There are two problems in particular I'm having trouble with.
1.) $$\sum_{n=1}^\infty(-1)^n\frac{\ln(n)}{\sqrt{n}}$$
I'm having difficulty demonstrating that $\frac{\ln(n+1)}{\sqrt{n+1}} \le \frac{\ln(n)}{\sqrt{n}}$.
Through simple cross multiplication I can get to $\ln(n+1)\sqrt{n} \le \ln(n)\sqrt{n+1}$, but I'm not sure how to prove that the inequality is true for all n after some value N.
2.) $$\sum_{n=1}^\infty \left(\frac{n}{n+1}\right)^{n^2}$$
I don't even know where to begin with this one. I tried using the Root Test as follows:
$$\lim_{n \to \infty}\sqrt[n^2]{\left(\frac{n}{n+1}\right)^{n^2}}$$
I'm actually not sure if I'm allowed to take the $n^2$ root of $|a_n|$ in the first place (some clarification on this would be much appreciated).

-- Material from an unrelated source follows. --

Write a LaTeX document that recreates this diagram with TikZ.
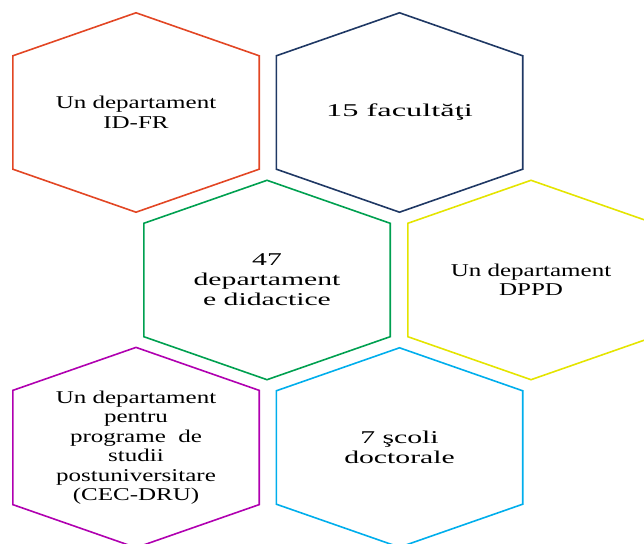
\documentclass[tikz,border=0pt]{standalone}
\usepackage{fontspec}
\setmainfont{Liberation Serif}[FakeStretch=1.39]
\newfontfamily\widefont{Liberation Serif}[FakeStretch=1.65]
\newfontfamily\widerfont{Liberation Serif}[FakeStretch=1.8]
\usetikzlibrary{positioning}

\definecolor{hexred}{RGB}{226,70,36}
\definecolor{hexnavy}{RGB}{31,56,100}
\definecolor{hexgreen}{RGB}{0,160,80}
\definecolor{hexyellow}{RGB}{228,228,0}
\definecolor{hexpurple}{RGB}{176,0,176}
\definecolor{hexcyan}{RGB}{0,174,236}

\begin{document}
\begin{tikzpicture}[
    x=1pt, y=1pt,
    hex/.style={
        rectangle,
        minimum width=246pt,
        minimum height=113pt,
        inner sep=0pt,
        align=center,
        font=\fontsize{18pt}{19.5pt}\selectfont
    },
    widehex/.style={
        hex,
        font=\widefont\fontsize{18pt}{20pt}\selectfont
    },
    hexline/.style={line width=1.6pt, line join=miter},
    node distance=167.5pt
]
    \useasboundingbox (0,0) rectangle (644,543);
    \clip (0,0) rectangle (644,543);

    % Top row
    \node[hex] (idfr) at (136,430.5) {Un departament \\ ID-FR};
    \node[widehex, font=\widerfont\fontsize{18pt}{20pt}\selectfont,
          right of=idfr, node distance=263.5pt] (facultati) {15 facultăţi};

    % Middle row, shifted half a cell to the right
    \node[widehex, below of=idfr, xshift=131pt] (didactice) {47 \\ departament \\ e didactice};
    \node[hex, right of=didactice, node distance=264pt] (dppd) {Un departament \\ DPPD};

    % Bottom row
    \node[hex, below of=didactice, xshift=-131pt] (cecdru)
        {Un departament \\ pentru \\ programe~ de \\ studii \\ postuniversitare \\ (CEC-DRU)};
    \node[widehex, right of=cecdru, node distance=263.5pt] (scoli) {7 şcoli \\ doctorale};

    % Hexagon outlines drawn round each node
    \foreach \n/\c in {idfr/hexred, facultati/hexnavy, didactice/hexgreen,
                       dppd/hexyellow, cecdru/hexpurple, scoli/hexcyan}
        \draw[hexline, \c] (\n.south west) -- (\n.north west)
            -- ([yshift=43pt]\n.north) -- (\n.north east)
            -- (\n.south east) -- ([yshift=-43pt]\n.south) -- cycle;

\end{tikzpicture}
\end{document}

Either way, using the root test this way just yielded a limit of 1, meaning the test is inconclusive. I don't know what else to try for this particular problem.

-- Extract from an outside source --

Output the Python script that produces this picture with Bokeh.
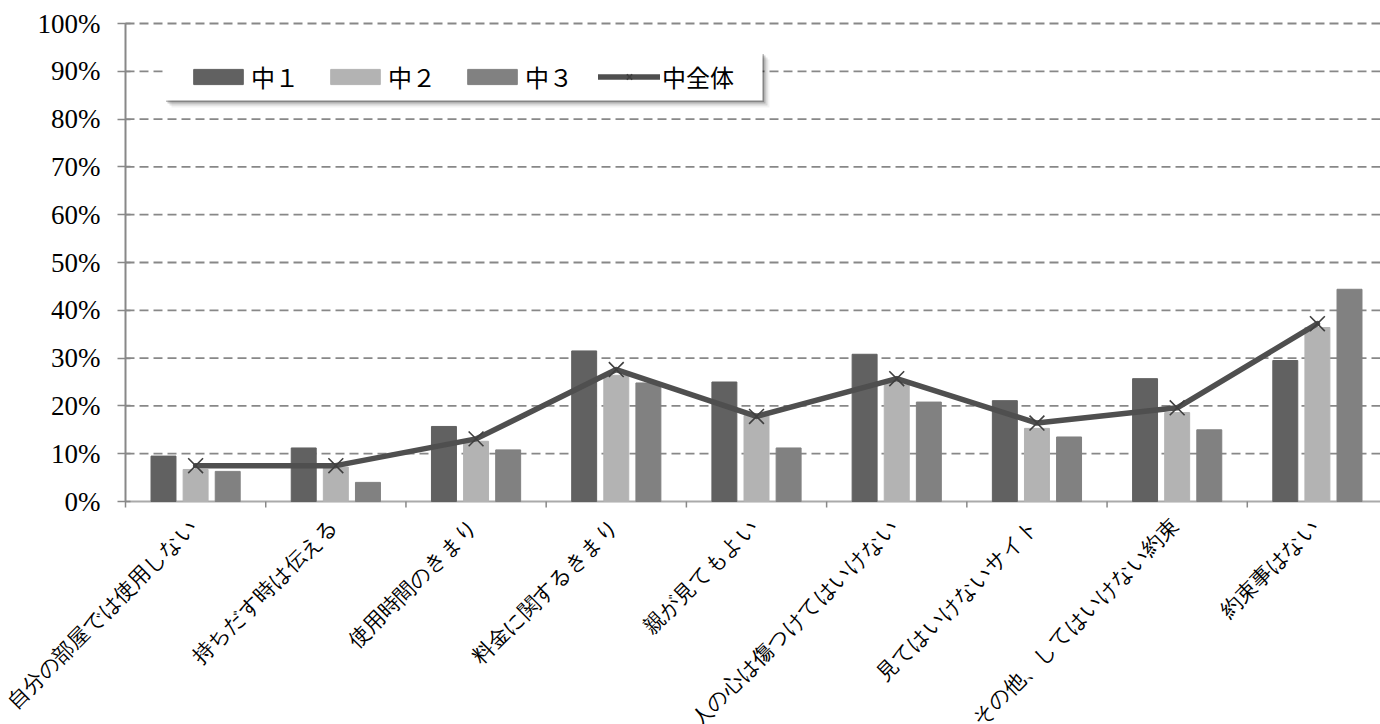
from bokeh.plotting import figure
from bokeh.models import (ColumnDataSource, Range1d, FixedTicker, PrintfTickFormatter,
                          Legend, LegendItem, BoxAnnotation, LabelSet)
from bokeh.transform import dodge
from bokeh.embed import file_html
from bokeh.resources import INLINE

categories = ["自分の部屋では使用しない", "持ちだす時は伝える", "使用時間のきまり",
              "料金に関するきまり", "親が見てもよい", "人の心は傷つけてはいけない",
              "見てはいけないサイト", "その他、してはいけない約束", "約束事はない"]
series_names = ["中１", "中２", "中３", "中全体"]
g1 = [9.5, 11.2, 15.7, 31.5, 25.0, 30.8, 21.1, 25.7, 29.5]
g2 = [6.7, 7.2, 12.6, 26.4, 18.0, 25.0, 15.3, 18.6, 36.4]
g3 = [6.3, 4.0, 10.8, 24.8, 11.2, 20.8, 13.5, 15.0, 44.4]
overall = [7.5, 7.5, 13.1, 27.6, 17.8, 25.7, 16.4, 19.6, 37.2]
y_ticks = list(range(0, 101, 10))

# layout (pixels)
W, H = 1380, 724
AXIS_X, TOP = 125, 23   # page position of the value axis / of the 100% line
PLOT_H = 478            # pixels between 0% and 100%
X_END = 8.95

px_x = X_END / (W - AXIS_X)      # data units per pixel (x)
px_y = 100.0 / PLOT_H            # data units per pixel (y)
x_start = -AXIS_X * px_x
y_end = 100 + TOP * px_y
y_start = -(H - TOP - PLOT_H) * px_y

centers = [i + 0.5 for i in range(len(categories))]
bounds = [i for i in range(len(categories) + 1)]
n_cat = len(categories)

src = ColumnDataSource(dict(x=centers, g1=g1, g2=g2, g3=g3, overall=overall))

p = figure(width=W, height=H, output_backend="svg", toolbar_location=None,
           x_range=Range1d(x_start, X_END), y_range=Range1d(y_start, y_end),
           x_axis_location=None,
           min_border_left=0, min_border_right=0, min_border_top=0,
           min_border_bottom=0)
p.outline_line_color = None
p.background_fill_color = "white"
p.xgrid.grid_line_color = None
p.ygrid.grid_line_color = None

# dashed value grid, drawn from the axis to the right edge
grid_vals = [v for v in y_ticks if v > 0]
grid_src = ColumnDataSource(dict(y=grid_vals, x0=[0] * len(grid_vals),
                                 x1=[X_END] * len(grid_vals)))
p.segment(x0="x0", y0="y", x1="x1", y1="y", source=grid_src,
          line_color="#888888", line_dash="9 5", line_width=1.8)

# value axis fixed at the left edge of the categories
p.yaxis.fixed_location = 0
p.yaxis.ticker = FixedTicker(ticks=y_ticks)
p.yaxis.bounds = (0, 100)
p.yaxis.formatter = PrintfTickFormatter(format="%d%%")
p.yaxis.axis_line_color = "#888888"
p.yaxis.axis_line_width = 2
p.yaxis.major_tick_line_color = "#888888"
p.yaxis.major_tick_line_width = 1.5
p.yaxis.major_tick_out = 8
p.yaxis.major_tick_in = 5
p.yaxis.minor_tick_line_color = None
p.yaxis.major_label_standoff = 17
p.yaxis.major_label_text_font = "Liberation Serif, DejaVu Serif, serif"
p.yaxis.major_label_text_font_size = "27px"
p.yaxis.major_label_text_color = "black"

# category axis: baseline, boundary ticks and rotated labels
p.segment(x0=[0], y0=[0], x1=[X_END], y1=[0], line_color="#aaaaaa", line_width=2)
tick_src = ColumnDataSource(dict(x=bounds, y0=[0] * len(bounds),
                                 y1=[-6 * px_y] * len(bounds)))
p.segment(x0="x", y0="y0", x1="x", y1="y1", source=tick_src,
          line_color="#888888", line_width=1.5)
label_src = ColumnDataSource(dict(x=centers, y=[-21 * px_y] * n_cat, text=categories))
p.add_layout(LabelSet(x="x", y="y", text="text", source=label_src, angle=0.785398,
                      x_offset=-2, text_align="right", text_baseline="middle",
                      text_font="Noto Sans CJK JP", text_font_size="21px",
                      text_color="black"))

BW = 0.178
OFF = 0.229
b1 = p.vbar(x=dodge("x", -OFF), top="g1", width=BW, source=src,
            fill_color="#616161", line_color="#616161")
b2 = p.vbar(x=dodge("x", 0), top="g2", width=BW, source=src,
            fill_color="#b3b3b3", line_color="#b3b3b3")
b3 = p.vbar(x=dodge("x", OFF), top="g3", width=BW, source=src,
            fill_color="#818181", line_color="#818181")
ln = p.line(x="x", y="overall", source=src, line_color="#4f4f4f", line_width=5.5,
            line_cap="round", line_join="round")
mk = p.scatter(x="x", y="overall", source=src, marker="x", size=21,
               line_color="#3f3f3f", line_width=1.6)

# legend box with soft shadow (pixel layout converted through the scales)
box_l, box_r, box_t, box_b = 39, 637, 29, 77  # px from value axis / 100% line
for off, a in [(7, 0.05), (5, 0.10), (3, 0.18), (1.5, 0.25)]:
    p.add_layout(BoxAnnotation(left=(box_l + off) * px_x, right=(box_r + off) * px_x,
                               top=100 - (box_t + off) * px_y,
                               bottom=100 - (box_b + off) * px_y,
                               fill_color="black", fill_alpha=a, line_color=None))
p.add_layout(BoxAnnotation(left=box_l * px_x, right=box_r * px_x,
                           top=100 - box_t * px_y, bottom=100 - box_b * px_y,
                           fill_color="white", fill_alpha=1.0, line_color=None))

legend = Legend(items=[LegendItem(label=series_names[0], renderers=[b1]),
                       LegendItem(label=series_names[1], renderers=[b2]),
                       LegendItem(label=series_names[2], renderers=[b3]),
                       LegendItem(label=series_names[3], renderers=[ln, mk])],
                location=(AXIS_X + 62, H - 94), orientation="horizontal",
                background_fill_alpha=0, border_line_color=None,
                padding=12, spacing=25, glyph_width=62, glyph_height=19,
                label_standoff=2, label_text_font="Noto Sans CJK JP",
                label_text_font_size="24px", label_text_color="black",
                margin=0)
p.add_layout(legend)

open("out.html", "w").write(file_html(p, INLINE))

Also, two short questions about the validity of some algebraic manipulations I made in some problems I did earlier:
3.) Can I express $$\sum_{n=1}^\infty \frac{1*3*5*\cdot \cdot \cdot* (2n-1)}{2*5*8*\cdot \cdot \cdot * (3n-1)}$$ as $$\sum_{n=1}^\infty \frac{(2n-1)!}{(3n-1)!}$$
4.) In the same vein as above, can I express $$\sum_{k=1}^\infty \frac{(2^{k-1})(3^{k+1})}{k^k}$$
as
$$\sum_{k=1}^\infty \frac{(2^k)(3 * 3^k)}{2k^k}$$
Sorry if these seem obvious, but I've really been second guessing myself a lot since the textbook I'm working through began to cover series. The manipulations were, of course, made with the intent of facilitating the use of the ratio and root tests in 3) and 4) respectively.
Define
$$f(x)=\frac{\log x}{\sqrt x}\implies f'(x)=\frac{\frac1{\sqrt x}-\frac{\log x}{2\sqrt x}}{x}=\frac{2-\log x}{2x\sqrt x}<0\iff \log x>2\iff x>e^2$$
and thus the function is monotonic descending for $\;x>e^2\;$ , and the sequence $\;\frac{\log n}{\sqrt n}\;$ is monotonic descending for $\;n>e^2\cong7.38\iff n\ge 8\;$
For two, with the $\;n-$ th root test:
$$\sqrt[n]{\frac1{\left(1+\frac1n\right)^{n^2}}}=\frac1{\left(1+\frac1n\right)^n}\xrightarrow[n\to\infty]{}\frac1e<e$$
For (3). No, I don't think you can as you do not have succesive multiplying factors neither in the numerator nor in the denominator.
For(4). Yes, that is an algebraic identity, though I'd rather do
$$\sum_{k=1}^\infty\frac{2^{k-1}3^{k+1}}{k^k}=\frac32\sum_{k=1}^\infty\left(\frac6k\right)^k$$
and now you can use the root test, for example.